Union accuses immigration agency of discrimination in leak probe

By Ed O'Keefe
Washington Post Staff Writer
Monday, July 19, 2010

The union representing Immigration and Customs Enforcement officers is accusing the agency of unfairly targeting an agent investigators apparently suspect of leaking information about controversial arrest quotas to the media.

Officials with the American Federation of Government Employees National Council 118 said Friday that they suspect that the agent is being harassed because his surname is Asian, as is that of the reporter from The Washington Post who wrote about the quotas. The union declined to identify the agent.

In a story published in March, Post reporter Spencer S. Hsu and the Center for Investigative Reporting wrote about an e-mail that a senior ICE official sent to agents announcing new arrest quotas. ICE distanced itself from the e-mails and said it has since clarified its policy to agents.

"ICE leaders got caught doing something they shouldn't have been doing, and now they want revenge and are targeting their own employees," Council 118 President Chris Crane said Friday.

Crane said the agent, who does not want to be identified for fear of retribution, has been questioned about the matter by ICE's Office of Professional Responsibility (OPR). The agent has filed a complaint with the Equal Employment Opportunity Commission, Crane said.

ICE spokesman Brian Hale said Friday that "senior leadership in ICE did not pursue or request any investigation into this matter." Hale declined to comment further on who might have asked OPR to investigate the leaks. He also declined to comment on the allegation that the agent was targeted because of his Asian surname.

OPR probes allegations of misconduct, but Crane said it unfairly targets rank-and-file workers.

Allegations of whistleblower retribution at ICE come amid a clampdown on leaks and exposure to the media across the Obama administration. The Defense Department is limiting media access to military officers after Gen. Stanley A. McChrystal's comments to Rolling Stone magazine.
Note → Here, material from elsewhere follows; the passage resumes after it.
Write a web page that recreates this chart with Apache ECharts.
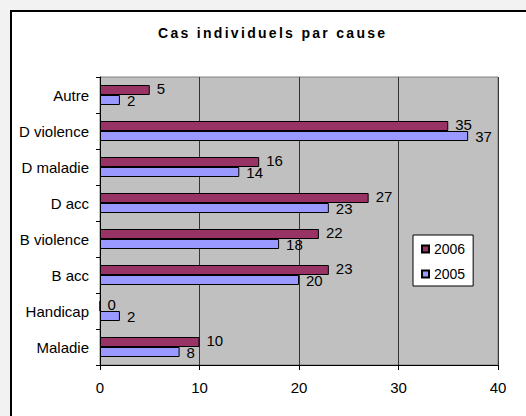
<!DOCTYPE html>
<html>
<head>
<meta charset="utf-8">
<script src="https://cdn.jsdelivr.net/npm/echarts@6/dist/echarts.min.js"></script>
<style>
  html, body { margin: 0; padding: 0; background: #f2f2f2; width: 526px; height: 416px; overflow: hidden; }
  #frame { position: absolute; left: 10px; top: 10px; width: 600px; height: 600px; background: #fff;
           border-left: 2px solid #000; border-top: 2px solid #000; }
  #chart { position: absolute; left: 0; top: 0; width: 526px; height: 416px; }
  #chart text[style*="bold"] { letter-spacing: 2.3px; }
</style>
</head>
<body>
<div id="frame"></div>
<div id="chart"></div>
<script>
// categories listed from bottom to top of the chart
const categories = ['Maladie', 'Handicap', 'B acc', 'B violence', 'D acc', 'D maladie', 'D violence', 'Autre'];
const values2006 = [10, 0, 23, 22, 27, 16, 35, 5];
const values2005 = [8, 2, 20, 18, 23, 14, 37, 2];
const seriesNames = ['2006', '2005'];
const xTicks = [0, 10, 20, 30, 40];
const titleText = 'Cas individuels par cause';

const FONT = '"Liberation Sans", Arial, sans-serif';
const chart = echarts.init(document.getElementById('chart'), null, { renderer: 'svg' });

const labelStyle = (dy) => ({
  show: true, position: 'right', distance: 7, offset: [0, dy],
  color: '#000', fontSize: 15, fontFamily: FONT
});

chart.setOption({
  backgroundColor: 'transparent',
  animation: false,
  title: {
    text: titleText, left: 158, top: 26, padding: 0,
    textStyle: { fontSize: 14, fontWeight: 'bold', fontFamily: FONT, color: '#000' }
  },
  legend: {
    data: seriesNames, orient: 'vertical', left: 413, top: 235,
    backgroundColor: '#fff', borderColor: '#000', borderWidth: 1,
    padding: [7, 8, 5, 8], itemGap: 11, itemWidth: 7, itemHeight: 7,
    icon: 'rect',
    textStyle: { fontSize: 14, fontFamily: FONT, color: '#000' }
  },
  grid: {
    left: 100, right: 28, top: 77, bottom: 51, containLabel: false,
    show: true, backgroundColor: '#c0c0c0', borderColor: '#808080', borderWidth: 1
  },
  xAxis: {
    type: 'value', min: xTicks[0], max: xTicks[xTicks.length - 1], interval: 10,
    axisLine: { show: true, lineStyle: { color: '#000', width: 1 } },
    axisTick: { show: true, length: 5, lineStyle: { color: '#000' } },
    axisLabel: { color: '#000', fontSize: 15, fontFamily: FONT, margin: 15 },
    splitLine: { show: true, lineStyle: { color: '#333', width: 1 } }
  },
  yAxis: {
    type: 'category', data: categories,
    axisLine: { show: true, lineStyle: { color: '#000', width: 1 } },
    axisTick: { show: true, length: 4, lineStyle: { color: '#000' } },
    axisLabel: { color: '#000', fontSize: 15, fontFamily: FONT, margin: 11 },
    splitLine: { show: false }
  },
  series: [
    {
      name: seriesNames[0], type: 'bar', data: values2006, barWidth: 10, barGap: '0%',
      itemStyle: { color: '#993366', borderColor: '#000', borderWidth: 1 },
      label: labelStyle(-1.5)
    },
    {
      name: seriesNames[1], type: 'bar', data: values2005, barWidth: 10, barGap: '0%',
      itemStyle: { color: '#9999ff', borderColor: '#000', borderWidth: 1 },
      label: labelStyle(0)
    }
  ]
});
</script>
</body>
</html>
It also charged an Army intelligence officer this month with leaking a controversial video of a U.S. airstrike in Iraq. Former National Security Agency official Thomas A. Drake was indicted in April on charges of leaking classified information to a Baltimore Sun reporter.

The Internal Revenue Service is facing criticism for not paying rewards to whistleblowers who come forward with information on tax-evasion schemes.

"Some of these prosecutions wouldn't have happened when [George W.] Bush was president, because there would have been a more partisan backlash," said Stephen M. Kohn, executive director of the National Whistleblowers Center. "The problem when you have a Democratic president -- it's not like Obama is signing the indictment, but it mutes the criticism."

Federal whistleblowers face greater risks because of a weak Office of Special Counsel (OSC), which lacks permanent leadership almost two years after Scott J. Bloch resigned, Kohn said. Bloch resigned in 2008 after years of misconduct investigations and is scheduled to be sentenced Tuesday on a misdemeanor charge of contempt of Congress.

Rep. Darrell Issa (Calif.), ranking Republican on the House Oversight and Government Reform Committee, said Friday that the lack of stable leadership at the independent OSC is "weakening an important whistleblower protection."

Issa's comments were made in a letter sent Friday to President Obama about the lack of permanent leadership in at least 15 offices of inspector general.

The White House did not respond to requests for comment.